Abstract

ABSTRACT The present research aimed to compare women's descriptions of chronic pelvic pain, when talking about their pain in narrative mode, with the descriptors used in a common pain assessment tool, the McGill Pain Questionnaire (MPQ). Our intention was to see what we could learn about the relationship between words used in these kinds of assessment tools and meanings of pain experience evident in narratives. This New Zealand-based qualitative study used open-ended interviewing to generate women's experiential narratives of pelvic pain.

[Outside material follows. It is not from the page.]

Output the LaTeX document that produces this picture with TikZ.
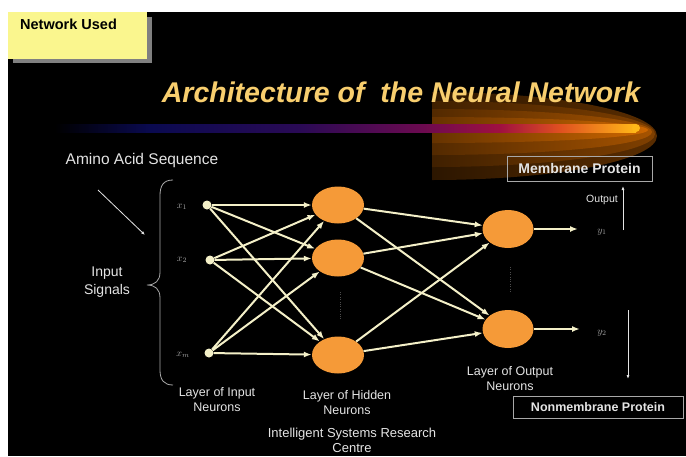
\documentclass[tikz,border=0pt]{standalone}
\usepackage{fontspec}
\setmainfont{Liberation Sans}
\usetikzlibrary{arrows.meta,shapes.geometric}
\definecolor{titlegold}{HTML}{F8CE6E}
\definecolor{cream}{HTML}{F4F0C8}
\definecolor{neuronorange}{HTML}{F59A38}
\definecolor{labelgray}{HTML}{E4E4E4}
\definecolor{notegray}{HTML}{A8A8A8}
\definecolor{memoyellow}{HTML}{FAF68E}
\definecolor{barnavy}{RGB}{10,10,80}
\definecolor{barviolet}{RGB}{42,10,85}
\definecolor{barplum}{RGB}{106,10,80}
\definecolor{barcrimson}{RGB}{160,16,64}
\definecolor{barflame}{RGB}{224,80,32}
\definecolor{baramber}{RGB}{255,184,24}
\definecolor{glowdark}{RGB}{40,20,2}
\newcommand{\fs}[2][15]{\fontsize{#2}{#1}\selectfont}

\begin{document}
\begin{tikzpicture}[x=1pt, y=-1pt,
  neuron/.style={ellipse, fill=neuronorange, inner sep=0pt},
  dot/.style={circle, fill=cream, inner sep=0pt, minimum size=9pt},
  link/.style={cream, line width=2pt, -{Latex[length=8pt,width=6pt]}},
  lbl/.style={text=labelgray, align=center, font=\fs{12.5}},
  sym/.style={text=notegray, font=\fs{10}},
  thin arrow/.style={labelgray, line width=0.8pt, -{Latex[length=4pt,width=3pt]}},
  classbox/.style={draw=notegray, line width=0.8pt, text=labelgray, inner sep=0pt}]

\useasboundingbox (0,0) rectangle (686,456);
\fill[white] (0,0) rectangle (686,456);
\fill[black] (8,12) rectangle (686,456);

% memo box in the corner
\fill[gray] (13,17) rectangle (152,63);
\fill[memoyellow] (8,12) rectangle (147,59);
\node[anchor=north west, inner sep=0pt, font=\bfseries\fs{14.5}] (memo) at (20,19) {Network Used};

% glow behind the bar
\begin{scope}
\clip (432,80) rectangle (686,200);
\shade[left color=black, middle color=glowdark, right color=orange!35!black] (432,136) ellipse [x radius=225, y radius=44];
\shade[left color=black, middle color=orange!25!black, right color=orange!50!black] (432,134) ellipse [x radius=223, y radius=33];
\shade[left color=black, middle color=orange!30!black, right color=orange!65!black] (432,132) ellipse [x radius=220, y radius=23];
\shade[left color=black, middle color=orange!35!black, right color=orange!80!black] (432,130) ellipse [x radius=216, y radius=13];
\end{scope}

% colour bar
\shade[left color=black, right color=barnavy] (55,124) rectangle (150,132);
\shade[left color=barnavy, right color=barviolet] (150,124) rectangle (300,132);
\shade[left color=barviolet, right color=barplum] (300,124) rectangle (420,132);
\shade[left color=barplum, right color=barcrimson] (420,124) rectangle (500,132);
\shade[left color=barcrimson, right color=barflame] (500,124) rectangle (560,132);
\shade[left color=barflame, right color=baramber] (560,124) rectangle (636,132);
\fill[baramber] (636,128) circle (4);

\node[text=titlegold, font=\bfseries\itshape\fs{28.5}] (title) at (401,92) {Architecture of\ \ the Neural Network};

% input side
\node[text=labelgray, font=\fs{15.5}] (amino) at (142,160) {Amino Acid Sequence};
\coordinate (aminoA) at (98,190);
\coordinate (aminoB) at (145,235);
\draw[thin arrow] (aminoA) -- (aminoB);
\node[text=labelgray, align=center, font={\fs[18]{14}}] (signals) at (107,282) {Input\\Signals};
\draw[notegray, line width=0.8pt] (173,180) .. controls (163,180) and (160,186) .. (160,196) -- (160,272)
  .. controls (160,281) and (155,285) .. (147,285) .. controls (155,285) and (160,289) .. (160,298)
  -- (160,370) .. controls (160,380) and (164,385) .. (173,385);

% neurons
\node[dot] (in1) at (207,205) {};
\node[dot] (in2) at (210,260) {};
\node[dot] (inm) at (209,353) {};
\node[sym] (x1) at (182,207) {$x_1$};
\node[sym] (x2) at (182,260) {$x_2$};
\node[sym] (xm) at (183,355) {$x_m$};

\node[neuron, minimum width=52pt, minimum height=37pt] (h1) at (338,205) {};
\node[neuron, minimum width=52pt, minimum height=37pt] (h2) at (338,258) {};
\node[neuron, minimum width=52pt, minimum height=37pt] (h3) at (338,355) {};
\node[neuron, minimum width=51pt, minimum height=38pt] (o1) at (508,229) {};
\node[neuron, minimum width=51pt, minimum height=38pt] (o2) at (508,329) {};

\foreach \a in {in1,in2,inm}
  \foreach \b in {h1,h2,h3}
    \draw[link] (\a) -- (\b);
\foreach \a in {h1,h2,h3}
  \foreach \b in {o1,o2}
    \draw[link] (\a) -- (\b);

\draw[gray!60!black, dotted] (340,292) -- (340,320);
\draw[gray!60!black, dotted] (510,267) -- (510,293);

% outputs
\coordinate (t1) at (578,229);
\coordinate (t2) at (580,329);
\draw[link] (o1) -- (t1);
\draw[link] (o2) -- (t2);
\node[sym] (y1) at (602,232) {$y_1$};
\node[sym] (y2) at (602,333) {$y_2$};

\node[text=labelgray, font=\fs{10.5}] (outlbl) at (602,200) {Output};
\coordinate (upA) at (623,230);
\coordinate (upB) at (623,186);
\draw[thin arrow] (upA) -- (upB);
\coordinate (dnA) at (628,310);
\coordinate (dnB) at (628,379);
\draw[thin arrow] (dnA) -- (dnB);

\node[classbox, minimum width=145pt, minimum height=25pt, font=\bfseries\fs{14}] (mem) at (579.5,168.5) {Membrane Protein};
\node[classbox, minimum width=170pt, minimum height=22pt, font=\bfseries\fs{12.5}] (nonmem) at (598,407) {Nonmembrane Protein};

% layer captions
\node[lbl] (inlayer) at (217,400) {Layer of Input\\Neurons};
\node[lbl] (hidlayer) at (347,403) {Layer of Hidden\\Neurons};
\node[lbl] (outlayer) at (510,379) {Layer of Output\\Neurons};
\node[lbl, font=\fs{13}] (centre) at (352,440) {Intelligent Systems Research\\Centre};

\end{tikzpicture}
\end{document}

Forty women of European descent were recruited via a randomly selected national prevalence survey on chronic pelvic pain: 33 had chronic pelvic pain that was not associated with dysmenorrhoea or dyspareunia (CPP); 38 had dysmenorrhoea; 29 had dyspareunia; 24 had all three. The study group was aged between 22 and 51 years. The differences that emerged between the words used by women and those used in the MPQ vocabulary are described. Two main findings emerged: a difference in the relative emphasis placed on sensory descriptors and the absence in women's narratives of affective words used in the MPQ. However, a predominance of an affective dimension of pain was evident in women's narratives, which is described. Given the narrative specificity of the experience of pelvic pain, we conclude that assessment tools using the words and phrases evident in narratives of pain would potentially be more useful, and that such a pain assessment tool would ideally be used in association with narrative techniques incorporated into the clinician's interview with women who present with chronic pelvic pain.